Another way might be writing $((x^t*A*x)*A)$, because some programming languages have only the scalar-by-matrix product overloaded into the symbol $*$, rather than the matrix-by-scalar product.

Answer 2

You are correct. If you are not sure about your result, here is the general method.

Computing $f(\mathbf{x}+\mathbf{h})-f(\mathbf{x})$ leads indeed to :

$$f(\mathbf{x}+\mathbf{h})-f(\mathbf{x})=\mathbf{x}^TA\mathbf{x}A\mathbf{h}+2A\mathbf{x}\mathbf{x}^TA\mathbf{h}+\underset{=o(|h|)}{\underbrace{A\mathbf{x}\mathbf{h}^TA\mathbf{h}+2A\mathbf{h}\mathbf{x}^TA\mathbf{h}+A\mathbf{h}\mathbf{h}^TA\mathbf{h}}}.$$

I only expanded $f(\mathbf{x}+\mathbf{h})$ using linearity of operations and used the fact that $\mathbf{x}^TA\mathbf{h}=\mathbf{h}^TA\mathbf{x}$ since $A$ is symmetric.

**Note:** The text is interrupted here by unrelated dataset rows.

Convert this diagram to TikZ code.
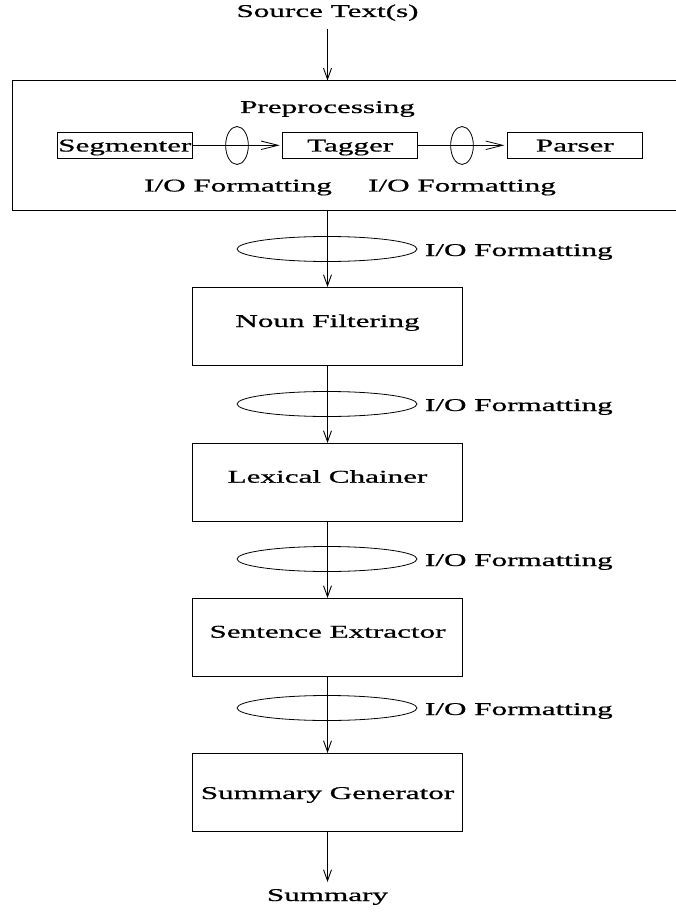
\documentclass[tikz,border=0pt]{standalone}
\usepackage{fontspec}
\setmainfont{Liberation Serif}
\newfontfamily\figfont[FakeBold=0.6]{Liberation Serif}
\usepackage{graphicx}
\usetikzlibrary{arrows.meta,shapes.geometric}
\newcommand{\hs}[1]{\scalebox{1.73}[1]{#1}}
\begin{document}
\begin{tikzpicture}[x=1pt,y=-1pt,
  every node/.style={inner sep=0pt, outer sep=0pt},
  lbl/.style={font=\figfont\fontsize{18}{21}\selectfont, anchor=base},
  iolbl/.style={font=\figfont\fontsize{18}{21}\selectfont, anchor=base west},
  stage/.style={draw, line width=0.9pt, minimum width=270pt, minimum height=78pt},
  sub/.style={draw, line width=0.9pt, minimum width=135pt, minimum height=26pt},
  fmtbig/.style={draw, ellipse, line width=0.8pt, minimum width=180pt, minimum height=25pt},
  fmtsmall/.style={draw, ellipse, line width=0.8pt, minimum width=22.7pt, minimum height=38pt},
  varr/.style={line width=0.9pt, -{Straight Barb[length=11pt,width=8pt]}},
  harr/.style={line width=0.8pt, -{Straight Barb[length=17pt,width=8.5pt]}, shorten >=3pt},
]
\clip (0,0) rectangle (676,917);
\fill[white] (0,0) rectangle (676,917);

% source
\node[lbl] (src) at (327.5,17) {\hs{Source Text(s)}};
\coordinate (srcbot) at (327.5,29);

% preprocessing block
\node[draw, line width=0.9pt, minimum width=677.3pt, minimum height=129.5pt] (pre) at (351.35,145.25) {};
\node[lbl] (pretitle) at (327.5,113) {\hs{Preprocessing}};
\node[sub] (seg) at (124.8,145.3) {};
\node[lbl] (segt) at (124.8,151.5) {\hs{Segmenter}};
\node[sub] (tag) at (350.2,145.3) {};
\node[lbl] (tagt) at (350.2,151.5) {\hs{Tagger}};
\node[sub] (par) at (574.85,145.3) {};
\node[lbl] (part) at (574.85,151.5) {\hs{Parser}};
\draw[harr] (seg.east) -- (tag.west);
\draw[harr] (tag.east) -- (par.west);
\node[fmtsmall] (e1) at (237,145.5) {};
\node[fmtsmall] (e2) at (462,145.5) {};
\node[lbl] (io1) at (238,191.5) {\hs{I/O Formatting}};
\node[lbl] (io2) at (462,191.5) {\hs{I/O Formatting}};

% stages
\node[stage] (noun) at (327.5,326) {};
\node[lbl] (nount) at (327.5,327) {\hs{Noun Filtering}};
\node[stage] (lex) at (327.5,482) {};
\node[lbl] (lext) at (327.5,482.7) {\hs{Lexical Chainer}};
\node[stage] (sent) at (327.5,637) {};
\node[lbl] (sentt) at (327.5,637.7) {\hs{Sentence Extractor}};
\node[stage] (sum) at (327.5,792) {};
\node[lbl] (sumt) at (327.5,799) {\hs{Summary Generator}};
\coordinate (out) at (327.5,882);
\node[lbl] (summ) at (327.5,901) {\hs{Summary}};

% arrows
\draw[varr] (srcbot) -- (pre.north -| src);
\draw[varr] (pre.south -| noun.north) -- (noun.north);
\draw[varr] (noun.south) -- (lex.north);
\draw[varr] (lex.south) -- (sent.north);
\draw[varr] (sent.south) -- (sum.north);
\draw[varr] (sum.south) -- (out);

% I/O formatting ellipses
\node[fmtbig] (f1) at (327,249) {};
\node[iolbl] (f1t) at (425,256) {\hs{I/O Formatting}};
\node[fmtbig] (f2) at (327,404) {};
\node[iolbl] (f2t) at (425,411) {\hs{I/O Formatting}};
\node[fmtbig] (f3) at (327,559) {};
\node[iolbl] (f3t) at (425,566) {\hs{I/O Formatting}};
\node[fmtbig] (f4) at (327,708) {};
\node[iolbl] (f4t) at (425,715) {\hs{I/O Formatting}};
\end{tikzpicture}
\end{document}
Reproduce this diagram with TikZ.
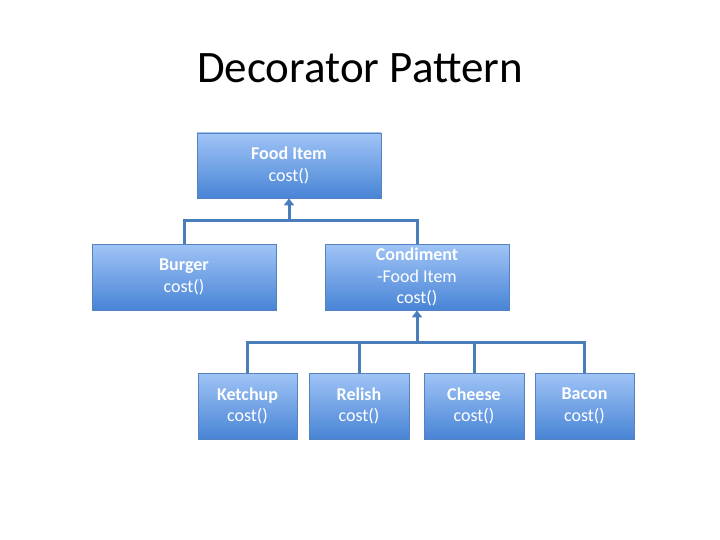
\documentclass[tikz,border=0pt]{standalone}
\usepackage{fontspec}
\setmainfont{Carlito}
\usetikzlibrary{arrows.meta}
\definecolor{linec}{RGB}{74,126,187}
\definecolor{boxtop}{RGB}{160,196,246}
\definecolor{boxbot}{RGB}{72,132,214}
\definecolor{boxdraw}{RGB}{86,130,190}
\tikzset{
  cls/.style={draw=boxdraw, line width=0.8pt, top color=boxtop, bottom color=boxbot,
    text=white, align=center, font=\fontsize{18}{21.5}\selectfont, inner sep=0pt},
  conn/.style={draw=linec, line width=3pt},
  inh/.style={draw=linec, line width=3pt, -{Triangle[width=10pt,length=7pt]}}
}
\begin{document}
\begin{tikzpicture}[x=1pt,y=-1pt]
\useasboundingbox (0,0) rectangle (720,540);
\node[font=\fontsize{45}{54}\selectfont] (title) at (360,68) {Decorator Pattern};
\node[cls, minimum width=184pt, minimum height=65pt] (food) at (289,165.5) {\textbf{Food Item}\\cost()};
\node[cls, minimum width=184pt, minimum height=66pt] (burger) at (184,277) {\textbf{Burger}\\cost()};
\node[cls, minimum width=184pt, minimum height=66pt] (cond) at (417,277) {\textbf{Condiment}\\-Food Item\\cost()};
\node[cls, minimum width=99pt, minimum height=66pt] (ketchup) at (247.5,406) {\textbf{Ketchup}\\cost()};
\node[cls, minimum width=100pt, minimum height=66pt] (relish) at (359,406) {\textbf{Relish}\\cost()};
\node[cls, minimum width=100pt, minimum height=66pt] (cheese) at (474,406) {\textbf{Cheese}\\cost()};
\node[cls, minimum width=99pt, minimum height=66pt] (bacon) at (584.5,406) {\textbf{Bacon}\\cost()};
\coordinate (j1) at (289,221);
\coordinate (j2) at (417,342);
\draw[conn] (burger.north) |- (j1) -| (cond.north);
\draw[inh] (j1) -- (food.south);
\draw[conn] (ketchup.north) |- (j2) -| (bacon.north);
\draw[conn] (relish.north) -- (relish.north |- j2);
\draw[conn] (cheese.north) -- (cheese.north |- j2);
\draw[inh] (j2) -- (cond.south);
\end{tikzpicture}
\end{document}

Hence $\nabla_{\mathbf{x}}f(\mathbf{x})=\mathbf{x}^TA\mathbf{x}A+2A\mathbf{x}\mathbf{x}^TA$.

Answer 3

Another approach is using the chain rule. First, recall that there exists $Q\in M_d(\Bbb R)$ such that $A=Q^TQ$ (for example, Cholesky). Now let $z:=Qx$, then $$f(x)=Q^TQxx^TQ^TQX=Q^Tzz^Tz=:g(z)$$ So $$D_xf(x)=D_zg(z)D_xQx$$ Where $$D_zg(z)=Q^TD_z zz^Tz=Q^T((z^Tz)I+2zz^T)$$ Finally $$D_xf(x)=Q^T((z^Tz)I+2zz^T)Q=(z^Tz)Q^TQ+Q^Tzz^TQ$$ Plugging in $z=Qx,A=Q^TQ$: $$D_xf(x)=(x^TAx)A+2Axx^TA$$

Answer 4

$ \def\a{\alpha}\def\p{\partial} \def\L{\left}\def\R{\right}\def\LR#1{\L(#1\R)} \def\qiq{\quad\implies\quad} \def\grad#1#2{\frac{\p #1}{\p #2}} $For typing convenience, define the scalar variable $$\eqalign{ \a &= x^TAx \qiq d\a = 2x^TA\;dx \\ }$$ Use this to write the objective function, then calculate its differential and gradient $$\eqalign{ f &= \a Ax \\ df &= Ax\;d\a + \a A\;dx \\ &= Ax\LR{2x^TA\;dx} + \a A\;dx \\ &= \LR{2Axx^TA + \a A} dx \\ \grad{f}{x} &= {2Axx^TA + \a A} \\ }$$ A result which matches your own.